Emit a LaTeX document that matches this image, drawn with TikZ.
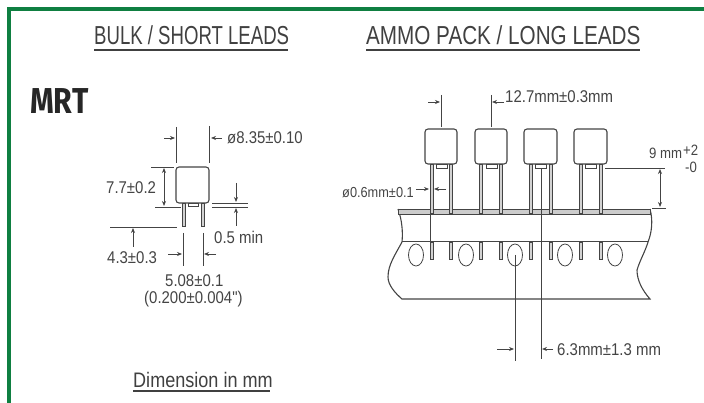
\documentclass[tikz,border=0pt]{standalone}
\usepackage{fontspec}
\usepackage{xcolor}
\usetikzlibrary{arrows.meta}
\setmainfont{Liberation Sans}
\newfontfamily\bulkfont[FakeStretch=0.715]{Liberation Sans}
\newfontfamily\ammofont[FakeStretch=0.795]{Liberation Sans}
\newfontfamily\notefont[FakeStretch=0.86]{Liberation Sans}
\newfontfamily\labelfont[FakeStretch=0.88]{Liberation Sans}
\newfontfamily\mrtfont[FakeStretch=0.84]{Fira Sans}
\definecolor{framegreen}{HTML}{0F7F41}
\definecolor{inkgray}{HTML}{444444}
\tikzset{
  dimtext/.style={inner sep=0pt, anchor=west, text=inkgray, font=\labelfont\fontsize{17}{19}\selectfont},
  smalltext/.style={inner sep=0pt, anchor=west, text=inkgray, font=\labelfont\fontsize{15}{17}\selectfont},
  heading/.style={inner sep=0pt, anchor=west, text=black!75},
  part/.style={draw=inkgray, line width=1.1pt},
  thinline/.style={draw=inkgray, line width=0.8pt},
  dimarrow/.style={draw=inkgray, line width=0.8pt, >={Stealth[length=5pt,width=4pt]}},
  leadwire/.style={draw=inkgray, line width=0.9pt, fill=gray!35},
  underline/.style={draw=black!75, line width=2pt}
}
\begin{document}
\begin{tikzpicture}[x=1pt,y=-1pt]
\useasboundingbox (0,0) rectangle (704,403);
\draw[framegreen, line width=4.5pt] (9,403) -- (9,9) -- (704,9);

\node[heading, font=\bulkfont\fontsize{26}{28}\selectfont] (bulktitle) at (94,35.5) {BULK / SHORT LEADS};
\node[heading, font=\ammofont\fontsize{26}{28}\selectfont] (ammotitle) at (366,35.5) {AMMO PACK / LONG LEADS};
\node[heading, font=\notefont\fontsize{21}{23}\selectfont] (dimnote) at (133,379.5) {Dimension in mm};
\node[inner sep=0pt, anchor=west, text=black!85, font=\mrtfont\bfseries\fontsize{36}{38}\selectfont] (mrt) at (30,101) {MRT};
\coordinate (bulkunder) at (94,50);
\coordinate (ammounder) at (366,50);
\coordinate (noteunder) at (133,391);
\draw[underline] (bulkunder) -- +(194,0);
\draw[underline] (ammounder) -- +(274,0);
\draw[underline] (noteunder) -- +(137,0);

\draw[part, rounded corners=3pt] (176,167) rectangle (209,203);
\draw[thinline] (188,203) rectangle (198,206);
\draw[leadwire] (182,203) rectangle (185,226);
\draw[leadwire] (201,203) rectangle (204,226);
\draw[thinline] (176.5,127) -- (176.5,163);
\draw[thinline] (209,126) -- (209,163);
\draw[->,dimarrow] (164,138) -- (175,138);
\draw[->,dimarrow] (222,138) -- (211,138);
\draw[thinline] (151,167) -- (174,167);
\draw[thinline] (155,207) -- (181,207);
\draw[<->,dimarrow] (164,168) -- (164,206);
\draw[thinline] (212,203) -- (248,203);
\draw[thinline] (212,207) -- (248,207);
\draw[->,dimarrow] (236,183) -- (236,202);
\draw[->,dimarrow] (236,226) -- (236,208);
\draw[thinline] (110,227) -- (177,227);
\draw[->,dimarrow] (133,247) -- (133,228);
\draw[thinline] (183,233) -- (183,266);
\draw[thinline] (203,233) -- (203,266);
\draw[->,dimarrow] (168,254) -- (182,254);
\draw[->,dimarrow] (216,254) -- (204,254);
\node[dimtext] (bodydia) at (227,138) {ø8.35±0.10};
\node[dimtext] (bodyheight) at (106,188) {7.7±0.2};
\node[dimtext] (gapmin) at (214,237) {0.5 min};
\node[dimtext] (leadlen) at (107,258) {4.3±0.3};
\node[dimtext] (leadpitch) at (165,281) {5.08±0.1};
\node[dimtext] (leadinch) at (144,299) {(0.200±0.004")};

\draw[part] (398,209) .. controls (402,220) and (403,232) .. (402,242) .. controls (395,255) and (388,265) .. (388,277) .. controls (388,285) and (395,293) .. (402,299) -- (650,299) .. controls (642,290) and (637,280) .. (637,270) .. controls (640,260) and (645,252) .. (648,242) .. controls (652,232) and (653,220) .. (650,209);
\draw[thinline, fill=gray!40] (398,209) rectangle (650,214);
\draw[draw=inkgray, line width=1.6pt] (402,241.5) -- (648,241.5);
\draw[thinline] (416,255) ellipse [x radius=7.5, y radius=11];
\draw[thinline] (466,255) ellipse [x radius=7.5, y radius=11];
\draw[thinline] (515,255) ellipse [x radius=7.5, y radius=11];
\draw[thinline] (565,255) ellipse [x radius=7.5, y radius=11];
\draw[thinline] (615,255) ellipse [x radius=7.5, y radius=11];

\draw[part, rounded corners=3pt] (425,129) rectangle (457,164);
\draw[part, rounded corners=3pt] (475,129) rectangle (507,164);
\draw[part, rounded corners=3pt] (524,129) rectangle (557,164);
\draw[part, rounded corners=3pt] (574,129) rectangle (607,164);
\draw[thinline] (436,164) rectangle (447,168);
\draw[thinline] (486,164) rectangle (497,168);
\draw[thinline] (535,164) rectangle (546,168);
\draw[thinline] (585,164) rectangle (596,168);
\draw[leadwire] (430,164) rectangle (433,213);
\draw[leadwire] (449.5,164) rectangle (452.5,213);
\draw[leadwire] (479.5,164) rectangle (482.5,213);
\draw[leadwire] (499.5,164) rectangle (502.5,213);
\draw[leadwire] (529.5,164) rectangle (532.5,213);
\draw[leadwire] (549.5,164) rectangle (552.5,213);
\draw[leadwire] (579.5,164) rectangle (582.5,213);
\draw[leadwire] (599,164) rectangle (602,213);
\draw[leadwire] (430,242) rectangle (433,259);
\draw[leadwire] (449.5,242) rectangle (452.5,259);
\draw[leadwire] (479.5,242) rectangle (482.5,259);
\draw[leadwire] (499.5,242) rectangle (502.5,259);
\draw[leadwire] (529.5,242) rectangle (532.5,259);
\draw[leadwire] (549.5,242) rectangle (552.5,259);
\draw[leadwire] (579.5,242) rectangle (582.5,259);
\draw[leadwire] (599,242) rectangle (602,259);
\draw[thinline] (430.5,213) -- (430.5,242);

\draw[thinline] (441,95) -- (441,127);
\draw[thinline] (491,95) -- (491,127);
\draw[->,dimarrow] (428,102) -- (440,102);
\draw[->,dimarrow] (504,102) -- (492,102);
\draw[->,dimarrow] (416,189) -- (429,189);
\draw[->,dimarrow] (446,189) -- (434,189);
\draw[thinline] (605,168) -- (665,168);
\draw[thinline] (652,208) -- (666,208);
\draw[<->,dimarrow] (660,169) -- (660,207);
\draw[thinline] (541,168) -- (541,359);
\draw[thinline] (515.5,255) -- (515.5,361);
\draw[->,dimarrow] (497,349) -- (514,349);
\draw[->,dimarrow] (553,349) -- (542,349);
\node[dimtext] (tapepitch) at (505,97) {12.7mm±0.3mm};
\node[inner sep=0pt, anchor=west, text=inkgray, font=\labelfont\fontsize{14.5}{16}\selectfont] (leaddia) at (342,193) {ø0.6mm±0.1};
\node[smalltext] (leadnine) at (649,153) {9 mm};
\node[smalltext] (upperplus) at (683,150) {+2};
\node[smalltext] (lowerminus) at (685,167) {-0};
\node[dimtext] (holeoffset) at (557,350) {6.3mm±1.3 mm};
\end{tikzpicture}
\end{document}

→ Written problem: Every line is to be duplicated exactly, though pictures stay out.

→ Full response:
Emit a LaTeX document that matches this image, drawn with TikZ.
\documentclass[tikz,border=0pt]{standalone}
\usepackage{fontspec}
\usepackage{xcolor}
\usetikzlibrary{arrows.meta}
\setmainfont{Liberation Sans}
\newfontfamily\bulkfont[FakeStretch=0.715]{Liberation Sans}
\newfontfamily\ammofont[FakeStretch=0.795]{Liberation Sans}
\newfontfamily\notefont[FakeStretch=0.86]{Liberation Sans}
\newfontfamily\labelfont[FakeStretch=0.88]{Liberation Sans}
\newfontfamily\mrtfont[FakeStretch=0.84]{Fira Sans}
\definecolor{framegreen}{HTML}{0F7F41}
\definecolor{inkgray}{HTML}{444444}
\tikzset{
  dimtext/.style={inner sep=0pt, anchor=west, text=inkgray, font=\labelfont\fontsize{17}{19}\selectfont},
  smalltext/.style={inner sep=0pt, anchor=west, text=inkgray, font=\labelfont\fontsize{15}{17}\selectfont},
  heading/.style={inner sep=0pt, anchor=west, text=black!75},
  part/.style={draw=inkgray, line width=1.1pt},
  thinline/.style={draw=inkgray, line width=0.8pt},
  dimarrow/.style={draw=inkgray, line width=0.8pt, >={Stealth[length=5pt,width=4pt]}},
  leadwire/.style={draw=inkgray, line width=0.9pt, fill=gray!35},
  underline/.style={draw=black!75, line width=2pt}
}
\begin{document}
\begin{tikzpicture}[x=1pt,y=-1pt]
\useasboundingbox (0,0) rectangle (704,403);
\draw[framegreen, line width=4.5pt] (9,403) -- (9,9) -- (704,9);

\node[heading, font=\bulkfont\fontsize{26}{28}\selectfont] (bulktitle) at (94,35.5) {BULK / SHORT LEADS};
\node[heading, font=\ammofont\fontsize{26}{28}\selectfont] (ammotitle) at (366,35.5) {AMMO PACK / LONG LEADS};
\node[heading, font=\notefont\fontsize{21}{23}\selectfont] (dimnote) at (133,379.5) {Dimension in mm};
\node[inner sep=0pt, anchor=west, text=black!85, font=\mrtfont\bfseries\fontsize{36}{38}\selectfont] (mrt) at (30,101) {MRT};
\coordinate (bulkunder) at (94,50);
\coordinate (ammounder) at (366,50);
\coordinate (noteunder) at (133,391);
\draw[underline] (bulkunder) -- +(194,0);
\draw[underline] (ammounder) -- +(274,0);
\draw[underline] (noteunder) -- +(137,0);

\draw[part, rounded corners=3pt] (176,167) rectangle (209,203);
\draw[thinline] (188,203) rectangle (198,206);
\draw[leadwire] (182,203) rectangle (185,226);
\draw[leadwire] (201,203) rectangle (204,226);
\draw[thinline] (176.5,127) -- (176.5,163);
\draw[thinline] (209,126) -- (209,163);
\draw[->,dimarrow] (164,138) -- (175,138);
\draw[->,dimarrow] (222,138) -- (211,138);
\draw[thinline] (151,167) -- (174,167);
\draw[thinline] (155,207) -- (181,207);
\draw[<->,dimarrow] (164,168) -- (164,206);
\draw[thinline] (212,203) -- (248,203);
\draw[thinline] (212,207) -- (248,207);
\draw[->,dimarrow] (236,183) -- (236,202);
\draw[->,dimarrow] (236,226) -- (236,208);
\draw[thinline] (110,227) -- (177,227);
\draw[->,dimarrow] (133,247) -- (133,228);
\draw[thinline] (183,233) -- (183,266);
\draw[thinline] (203,233) -- (203,266);
\draw[->,dimarrow] (168,254) -- (182,254);
\draw[->,dimarrow] (216,254) -- (204,254);
\node[dimtext] (bodydia) at (227,138) {ø8.35±0.10};
\node[dimtext] (bodyheight) at (106,188) {7.7±0.2};
\node[dimtext] (gapmin) at (214,237) {0.5 min};
\node[dimtext] (leadlen) at (107,258) {4.3±0.3};
\node[dimtext] (leadpitch) at (165,281) {5.08±0.1};
\node[dimtext] (leadinch) at (144,299) {(0.200±0.004")};

\draw[part] (398,209) .. controls (402,220) and (403,232) .. (402,242) .. controls (395,255) and (388,265) .. (388,277) .. controls (388,285) and (395,293) .. (402,299) -- (650,299) .. controls (642,290) and (637,280) .. (637,270) .. controls (640,260) and (645,252) .. (648,242) .. controls (652,232) and (653,220) .. (650,209);
\draw[thinline, fill=gray!40] (398,209) rectangle (650,214);
\draw[draw=inkgray, line width=1.6pt] (402,241.5) -- (648,241.5);
\draw[thinline] (416,255) ellipse [x radius=7.5, y radius=11];
\draw[thinline] (466,255) ellipse [x radius=7.5, y radius=11];
\draw[thinline] (515,255) ellipse [x radius=7.5, y radius=11];
\draw[thinline] (565,255) ellipse [x radius=7.5, y radius=11];
\draw[thinline] (615,255) ellipse [x radius=7.5, y radius=11];

\draw[part, rounded corners=3pt] (425,129) rectangle (457,164);
\draw[part, rounded corners=3pt] (475,129) rectangle (507,164);
\draw[part, rounded corners=3pt] (524,129) rectangle (557,164);
\draw[part, rounded corners=3pt] (574,129) rectangle (607,164);
\draw[thinline] (436,164) rectangle (447,168);
\draw[thinline] (486,164) rectangle (497,168);
\draw[thinline] (535,164) rectangle (546,168);
\draw[thinline] (585,164) rectangle (596,168);
\draw[leadwire] (430,164) rectangle (433,213);
\draw[leadwire] (449.5,164) rectangle (452.5,213);
\draw[leadwire] (479.5,164) rectangle (482.5,213);
\draw[leadwire] (499.5,164) rectangle (502.5,213);
\draw[leadwire] (529.5,164) rectangle (532.5,213);
\draw[leadwire] (549.5,164) rectangle (552.5,213);
\draw[leadwire] (579.5,164) rectangle (582.5,213);
\draw[leadwire] (599,164) rectangle (602,213);
\draw[leadwire] (430,242) rectangle (433,259);
\draw[leadwire] (449.5,242) rectangle (452.5,259);
\draw[leadwire] (479.5,242) rectangle (482.5,259);
\draw[leadwire] (499.5,242) rectangle (502.5,259);
\draw[leadwire] (529.5,242) rectangle (532.5,259);
\draw[leadwire] (549.5,242) rectangle (552.5,259);
\draw[leadwire] (579.5,242) rectangle (582.5,259);
\draw[leadwire] (599,242) rectangle (602,259);
\draw[thinline] (430.5,213) -- (430.5,242);

\draw[thinline] (441,95) -- (441,127);
\draw[thinline] (491,95) -- (491,127);
\draw[->,dimarrow] (428,102) -- (440,102);
\draw[->,dimarrow] (504,102) -- (492,102);
\draw[->,dimarrow] (416,189) -- (429,189);
\draw[->,dimarrow] (446,189) -- (434,189);
\draw[thinline] (605,168) -- (665,168);
\draw[thinline] (652,208) -- (666,208);
\draw[<->,dimarrow] (660,169) -- (660,207);
\draw[thinline] (541,168) -- (541,359);
\draw[thinline] (515.5,255) -- (515.5,361);
\draw[->,dimarrow] (497,349) -- (514,349);
\draw[->,dimarrow] (553,349) -- (542,349);
\node[dimtext] (tapepitch) at (505,97) {12.7mm±0.3mm};
\node[inner sep=0pt, anchor=west, text=inkgray, font=\labelfont\fontsize{14.5}{16}\selectfont] (leaddia) at (342,193) {ø0.6mm±0.1};
\node[smalltext] (leadnine) at (649,153) {9 mm};
\node[smalltext] (upperplus) at (683,150) {+2};
\node[smalltext] (lowerminus) at (685,167) {-0};
\node[dimtext] (holeoffset) at (557,350) {6.3mm±1.3 mm};
\end{tikzpicture}
\end{document}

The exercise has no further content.